The overlap with Christian ideas continues deep into the third act. Ares, the god of war and perhaps the only surviving remnant of Olympus and its lineage other than Diana (I do not recall hearing what happened to Zeus), says several things that form a very honest description of humankind. He says that he never actually overrides the wills of humans when he entices them into evil, he merely plants ideas. During a poignant scene before he is revealed in which Diana and Steve wonder if there even ever was an Ares, the two share an important revelation about human nature. Diana, thinking she has killed Ares, asks aloud how the war has not ended, and Steve tells her the sobering truth that the people themselves may not need external influence to practice evil. "What if it's them?" he asks. Diana almost retreats from helping defeat Germany over this, partly brought back by Steve's insistence that what matters is not what people deserve but what one believes. Wonder Woman tells Ares soon after that she believes in love and will not destroy humans over their capacity for deep flaws.
Now, love is not contrary to justice (giving people what they deserve) and no one can deserve to be the recipient of an evil act like someone with immense power choosing to not abolish a world war.

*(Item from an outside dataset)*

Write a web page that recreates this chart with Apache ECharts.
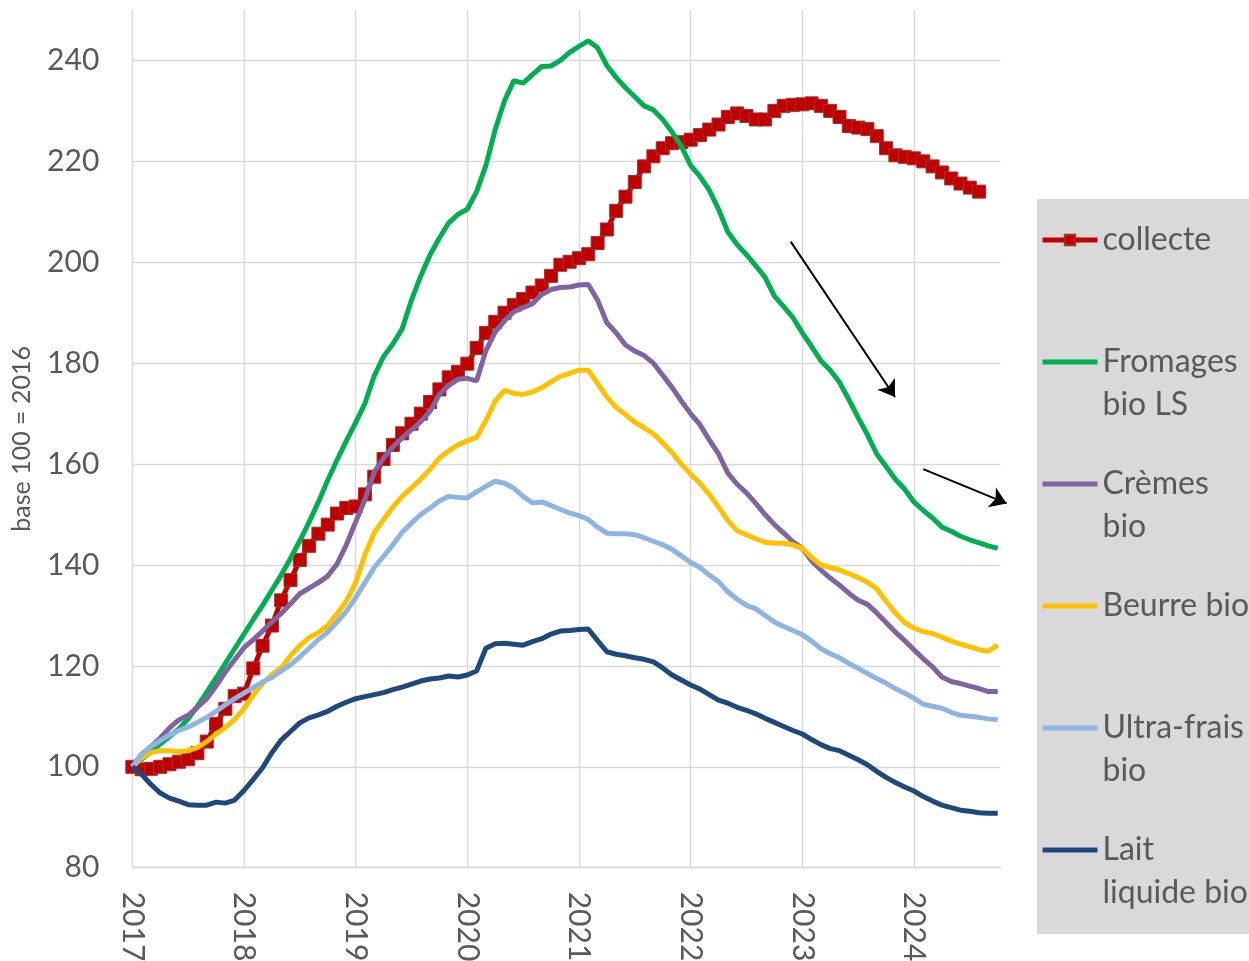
<!DOCTYPE html>
<html><head><meta charset="utf-8">
<script src="https://cdn.jsdelivr.net/npm/echarts@6/dist/echarts.min.js"></script>
<style>html,body{margin:0;padding:0;background:#fff}#c{width:1249px;height:961px}</style>
</head><body><div id="c"></div>
<script>
// monthly values, first point = January 2017
const startYear = 2017;
const yearTicks = [2017, 2018, 2019, 2020, 2021, 2022, 2023, 2024];
const yTicks = [80, 100, 120, 140, 160, 180, 200, 220, 240];

const collecte = [100, 99.5, 99.6, 100.0, 100.5, 101, 101.5, 102.7, 105, 108.5,
  111.5, 114, 114.5, 119.5, 124, 128, 133, 137, 141, 143.8,
  146.2, 148, 150.2, 151.3, 151.6, 154, 157.5, 161, 163.8, 166.1,
  168, 170, 172.3, 174.8, 177.2, 178.3, 179.9, 183, 186, 188.2,
  190, 191.5, 192.7, 194, 195.4, 197.3, 199.5, 200.1, 200.8, 201.6,
  203.8, 206.5, 210.2, 213, 215.9, 219, 221, 222.6, 223.6, 223.8,
  224.3, 225.2, 226.3, 227.3, 228.8, 229.5, 229, 228.3, 228.3, 230,
  231, 231.2, 231.3, 231.5, 231, 230, 228.8, 227, 226.7, 226.4,
  225, 222.6, 221.2, 220.9, 220.6, 220, 219, 217.8, 216.6, 215.6,
  214.8, 214];

const fromages = [100, 101.5, 103, 104.5, 106, 107.5, 109.5, 112, 114.8, 117.6,
  120.5, 123.4, 126.3, 129.2, 132, 135, 138, 141.3, 144.8, 148.5,
  152.5, 156.8, 160.8, 164.6, 168.2, 172, 177.5, 181.3, 183.8, 186.8,
  192.5, 197.3, 201.5, 204.8, 207.8, 209.5, 210.5, 214, 219.2, 226.3,
  232, 236, 235.5, 237.2, 238.8, 238.9, 240, 241.6, 242.8, 243.9,
  242.5, 239, 236.6, 234.6, 232.8, 231, 230.2, 228.3, 225.8, 223,
  219.2, 217, 214.3, 210.5, 206, 203.5, 201.5, 199.3, 197, 193.3,
  191.2, 189, 186, 183.3, 180.5, 178.6, 176.2, 172.8, 169.2, 165.8,
  162, 159.5, 157, 155, 152.5, 150.8, 149.3, 147.5, 146.7, 145.7,
  145, 144.4, 143.8, 143.3];

const cremes = [100, 102.5, 104, 105.7, 107.7, 109.3, 110.2, 111.8, 113.5, 116,
  118.8, 121.2, 123.6, 125.2, 126.9, 128.7, 130.4, 132.3, 134.3, 135.4,
  136.5, 137.8, 140.2, 144, 148.5, 153, 158.4, 161.2, 163.4, 165.2,
  166.8, 168.4, 170.5, 173.8, 175.6, 176.8, 177, 176.5, 182.5, 186.2,
  188.4, 190.2, 191, 191.8, 193.6, 194.6, 195, 195.1, 195.5, 195.6,
  192.5, 188, 186, 183.6, 182.4, 181.5, 180, 177.6, 175.2, 172.5,
  170, 167.8, 164.8, 162, 158.2, 156, 154.3, 152.2, 150, 148,
  146.3, 144.6, 143.3, 140.8, 139, 137.4, 136, 134.4, 133, 132.2,
  130.5, 128.6, 126.7, 125, 123.2, 121.4, 119.8, 117.8, 116.9, 116.5,
  116, 115.5, 114.9, 114.9];

const beurre = [100, 101.8, 102.8, 103.2, 103.2, 103, 103.2, 103.8, 105, 106.5,
  107.8, 109.4, 111.5, 114.2, 116.5, 118.3, 119.6, 122, 124, 125.6,
  126.6, 128, 130.3, 132.8, 136.5, 142, 146.4, 149, 151.5, 153.6,
  155.3, 157, 159, 161.2, 162.6, 163.8, 164.6, 165.3, 168.6, 172.5,
  174.6, 174, 173.8, 174.3, 175.1, 176.3, 177.4, 178, 178.6, 178.6,
  176, 173.3, 171.2, 169.8, 168.3, 167.2, 166, 164.2, 162.3, 160,
  158, 156.2, 154, 151.5, 148.8, 146.8, 146, 145.2, 144.5, 144.3,
  144.3, 144, 143.3, 141.5, 140, 139.5, 139, 138.3, 137.5, 136.6,
  135.3, 132.8, 130.5, 128.6, 127.5, 126.8, 126.4, 125.7, 124.9, 124.3,
  123.8, 123.2, 122.9, 124.1];

const ultraFrais = [100, 102.5, 104, 105.2, 106.3, 107.2, 107.9, 108.8, 109.8, 111,
  112.3, 113.5, 114.6, 115.7, 116.8, 117.7, 119, 120.2, 121.8, 123.5,
  125.2, 126.7, 128.7, 130.8, 133.5, 136.5, 139.5, 141.7, 144, 146.5,
  148.3, 150, 151.3, 152.7, 153.6, 153.4, 153.3, 154.5, 155.6, 156.6,
  156.2, 155.2, 153.6, 152.3, 152.5, 151.8, 151, 150.3, 149.8, 149,
  147.5, 146.3, 146.2, 146.2, 146, 145.4, 144.7, 144, 143.1, 141.8,
  140.5, 139.5, 138, 136.7, 134.7, 133.2, 132, 131.3, 130, 128.7,
  127.8, 127, 126.2, 124.9, 123.4, 122.4, 121.6, 120.5, 119.5, 118.5,
  117.5, 116.6, 115.5, 114.6, 113.6, 112.4, 112, 111.6, 110.8, 110.2,
  110, 109.8, 109.5, 109.3];

const laitLiquide = [100, 98.5, 96.5, 94.8, 93.8, 93.2, 92.5, 92.4, 92.4, 93,
  92.8, 93.4, 95.3, 97.5, 99.8, 102.8, 105.3, 107, 108.7, 109.7,
  110.3, 111, 112, 112.8, 113.5, 113.9, 114.3, 114.7, 115.3, 115.8,
  116.4, 117, 117.4, 117.6, 118, 117.8, 118.2, 119, 123.5, 124.4,
  124.5, 124.3, 124.1, 124.8, 125.4, 126.3, 126.9, 127, 127.2, 127.3,
  125, 122.8, 122.3, 122, 121.6, 121.3, 120.8, 119.6, 118.2, 117.2,
  116.2, 115.4, 114.3, 113.2, 112.6, 111.8, 111.2, 110.5, 109.6, 108.8,
  108, 107.2, 106.5, 105.4, 104.4, 103.6, 103.2, 102.3, 101.4, 100.4,
  99.1, 97.9, 96.9, 96, 95.2, 94.1, 93.2, 92.4, 91.9, 91.4,
  91.2, 90.9, 90.8, 90.8];

const seriesNames = ['collecte', 'Fromages bio LS', 'Crèmes bio', 'Beurre bio', 'Ultra-frais bio', 'Lait liquide bio'];
const legendLines = {
  'collecte': ['collecte'],
  'Fromages bio LS': ['Fromages', 'bio LS'],
  'Crèmes bio': ['Crèmes', 'bio'],
  'Beurre bio': ['Beurre bio'],
  'Ultra-frais bio': ['Ultra-frais', 'bio'],
  'Lait liquide bio': ['Lait', 'liquide bio']
};
const colors = ['#C00000', '#00B050', '#8064A2', '#FFC000', '#8EB4E3', '#1F497D'];
const allValues = [collecte, fromages, cremes, beurre, ultraFrais, laitLiquide];

// annotation arrows (year, index value)
const arrows = [
  [[2022.896, 204.1], [2023.83, 173.3]],
  [[2024.083, 159.0], [2024.83, 152.2]]
];

const FONT = 'Lato, "Open Sans", sans-serif';
const TXT = '#595959';
const GRID = '#D9D9D9';

function toPairs(arr) { return arr.map((v, i) => [startYear + i / 12, v]); }

const series = seriesNames.map((name, k) => {
  const s = {
    name: name, type: 'line', data: toPairs(allValues[k]),
    lineStyle: { color: colors[k], width: 5 },
    itemStyle: { color: colors[k] },
    symbol: 'none', z: 2 + k * 0.01
  };
  if (k === 0) {
    s.symbol = 'rect';
    s.symbolSize = 13;
    s.itemStyle = { color: colors[k], borderColor: '#A33030', borderWidth: 1 };
    s.lineStyle.width = 5;
  }
  return s;
});
series.push({
  type: 'lines', coordinateSystem: 'cartesian2d', clip: false, silent: true,
  symbol: ['none', 'arrow'], symbolSize: 16,
  lineStyle: { color: '#000', width: 2, opacity: 1 },
  data: arrows.map(a => ({ coords: a })), z: 5
});

const chart = echarts.init(document.getElementById('c'), null, { renderer: 'canvas' });
chart.setOption({
  animation: false,
  backgroundColor: '#fff',
  grid: { left: 132.3, right: 248.7, top: 10, bottom: 93.3, containLabel: false, outerBoundsMode: 'none' },
  xAxis: {
    type: 'value', min: yearTicks[0], max: 2024.773, interval: 1,
    axisLine: { show: true, lineStyle: { color: GRID, width: 1.4 } },
    axisTick: { show: false },
    splitLine: { show: true, showMaxLine: false, lineStyle: { color: GRID, width: 1.4 } },
    axisLabel: { rotate: -90, margin: 24, color: TXT, fontFamily: FONT, fontSize: 30,
      showMaxLabel: false, formatter: v => String(Math.round(v)) }
  },
  yAxis: {
    type: 'value', min: yTicks[0], max: 250, interval: 20,
    name: 'base 100 = 2016', nameLocation: 'middle', nameGap: 98, nameRotate: 90,
    nameTextStyle: { color: TXT, fontFamily: FONT, fontSize: 25 },
    axisLine: { show: false }, axisTick: { show: false },
    splitLine: { show: true, showMaxLine: false, lineStyle: { color: GRID, width: 1.4 } },
    axisLabel: { margin: 33, color: TXT, fontFamily: FONT, fontSize: 30, showMaxLabel: false }
  },
  legend: {
    data: seriesNames.map((n, k) => k === 0 ? { name: n } : { name: n, itemStyle: { opacity: 0 } }),
    orient: 'vertical', left: 1040, top: 175.5, padding: 0,
    itemWidth: 55, itemHeight: 13, itemGap: -7,
    lineStyle: { width: 5 },
    formatter: name => '\n' + legendLines[name].join('\n') + (legendLines[name].length === 1 ? '\n' : ''),
    textStyle: { color: TXT, fontFamily: FONT, fontSize: 32, lineHeight: 43 },
    selectedMode: false
  },
  graphic: [{
    type: 'rect', left: 1037, top: 199, z: -10, silent: true,
    shape: { width: 212, height: 735 }, style: { fill: '#D9D9D9' }
  }],
  series: series
});
</script></body></html>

I strongly dislike how the last scenes of the movie tried to pit love (which is not the same as mercy) against justice, as if 1) giving people what they deserve involves doing morally erroneous acts (like letting World War I continue out of disdain for human nature), as if 2) love is based on subjective sentiments, and as if 3) everyone deserves to be terrestrially destroyed for their sins. Mosaic Law clearly disagrees with all three. The movie did begin to preach a form of vague and emotionalistic ideology near the end--but that does not nullify how much of the film's theology and anthropology agrees to a surprising (to me) extent with Christianity. Although love is spoken of by Diana in a loose, undefined, sentimental way around the very end, she does again echo a quasi-Christian idea when she says that only love can save the world.
Now on to gender equality! In a story about a character known for being a feminist icon--and no, feminism is not itself misandry, though various people may hijack the term for, ironically, sexist purposes--Diana and Steve are presented as equals in their relationship. The movie never puts down Steve to elevate Diana or vice versa. Ares even highlights that men and women alike are susceptible to corruption and evil by using Dr. Poison, a woman, as his specific example of selfish malevolence that can lurk in the human heart. Both men and women commit acts of heroism and atrocities throughout the movie, and never does the story attempt to divide human nature down into arbitrary social consensus on "male" and "female" nature. This film is an egalitarian's dream! My egalitarian mind also relished the fact that a woman directed this outstandingly crafted superhero movie.
Conclusion
Content:
1. Violence: Mostly bloodless (at least I never noticed any obvious blood) wartime combat is shown in a handful of scenes, but deaths are never graphic.
2. Profanity: Very rarely one may hear a few slight words used as profanity.
3. Sexuality: While on a boat Diana and Steve talk suggestively but not in explicitly detail about sexual anatomy and pleasure. There is one other scene where Diana admires and inquires about Steve's naked body, though no total nudity is actually shown (hence why I didn't put it in a separate category). It has a flirtatious atmosphere, though, this isn't a particularly sexualized scene. It is more a scene about playful, humorous flirtation.